→ **Task**: All lines featuring the string "this" are to be listed.

→ **Materials provided**:
□ □ □

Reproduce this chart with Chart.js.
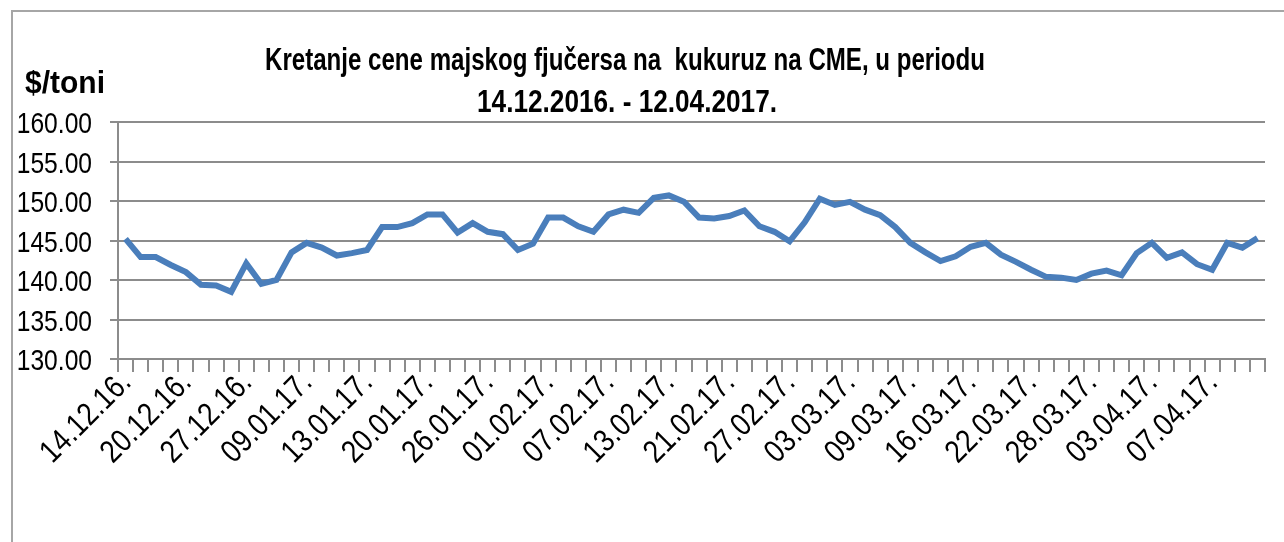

□ □ □

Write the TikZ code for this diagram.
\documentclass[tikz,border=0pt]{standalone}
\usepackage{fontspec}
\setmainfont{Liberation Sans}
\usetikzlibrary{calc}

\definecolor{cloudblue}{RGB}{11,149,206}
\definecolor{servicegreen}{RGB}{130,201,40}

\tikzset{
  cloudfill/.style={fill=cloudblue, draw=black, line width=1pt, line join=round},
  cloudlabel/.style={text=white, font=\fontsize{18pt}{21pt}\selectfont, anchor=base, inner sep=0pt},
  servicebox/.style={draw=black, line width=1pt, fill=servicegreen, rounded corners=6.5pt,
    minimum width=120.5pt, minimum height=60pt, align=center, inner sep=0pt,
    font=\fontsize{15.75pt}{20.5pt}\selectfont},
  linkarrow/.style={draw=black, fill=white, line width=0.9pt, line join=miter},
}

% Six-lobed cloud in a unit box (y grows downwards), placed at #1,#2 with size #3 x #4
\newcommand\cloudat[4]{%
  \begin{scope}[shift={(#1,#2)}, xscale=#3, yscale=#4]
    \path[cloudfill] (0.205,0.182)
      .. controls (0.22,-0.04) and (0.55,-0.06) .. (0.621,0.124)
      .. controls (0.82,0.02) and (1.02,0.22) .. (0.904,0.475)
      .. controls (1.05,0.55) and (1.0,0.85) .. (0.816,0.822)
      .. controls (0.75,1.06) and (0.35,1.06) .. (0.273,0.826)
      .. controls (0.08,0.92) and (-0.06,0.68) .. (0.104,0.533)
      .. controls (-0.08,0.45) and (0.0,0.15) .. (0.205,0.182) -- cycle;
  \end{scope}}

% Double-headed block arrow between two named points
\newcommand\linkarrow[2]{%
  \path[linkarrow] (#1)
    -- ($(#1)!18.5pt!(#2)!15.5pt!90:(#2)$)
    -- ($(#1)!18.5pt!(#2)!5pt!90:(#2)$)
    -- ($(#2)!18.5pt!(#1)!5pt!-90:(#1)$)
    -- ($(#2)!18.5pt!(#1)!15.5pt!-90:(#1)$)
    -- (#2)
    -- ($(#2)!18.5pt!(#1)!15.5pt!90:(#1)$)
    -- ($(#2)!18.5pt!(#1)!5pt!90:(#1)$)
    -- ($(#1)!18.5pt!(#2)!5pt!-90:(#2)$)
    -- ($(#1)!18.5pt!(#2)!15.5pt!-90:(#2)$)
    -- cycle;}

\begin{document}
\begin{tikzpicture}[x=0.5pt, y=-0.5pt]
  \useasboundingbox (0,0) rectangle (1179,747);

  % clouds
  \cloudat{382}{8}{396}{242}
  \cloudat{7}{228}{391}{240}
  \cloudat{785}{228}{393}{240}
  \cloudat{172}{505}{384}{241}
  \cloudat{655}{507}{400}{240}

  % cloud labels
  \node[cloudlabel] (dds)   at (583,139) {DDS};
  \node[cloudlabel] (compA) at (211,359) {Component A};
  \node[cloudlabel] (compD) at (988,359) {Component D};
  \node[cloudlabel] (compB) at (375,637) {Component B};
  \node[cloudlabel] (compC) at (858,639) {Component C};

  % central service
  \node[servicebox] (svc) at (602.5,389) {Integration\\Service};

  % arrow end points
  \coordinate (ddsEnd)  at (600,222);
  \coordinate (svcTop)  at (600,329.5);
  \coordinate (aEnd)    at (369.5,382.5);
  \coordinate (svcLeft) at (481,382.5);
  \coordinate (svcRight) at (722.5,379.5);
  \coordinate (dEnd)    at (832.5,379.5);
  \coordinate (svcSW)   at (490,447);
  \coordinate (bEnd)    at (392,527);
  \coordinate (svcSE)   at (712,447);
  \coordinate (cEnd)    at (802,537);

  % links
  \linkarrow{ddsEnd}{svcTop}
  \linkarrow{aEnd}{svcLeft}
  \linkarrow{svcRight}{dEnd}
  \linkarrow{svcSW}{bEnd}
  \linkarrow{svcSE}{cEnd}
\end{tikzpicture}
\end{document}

□ □ □

→ **Task result**:
Reproduce this chart with Chart.js.
Write the TikZ code for this diagram.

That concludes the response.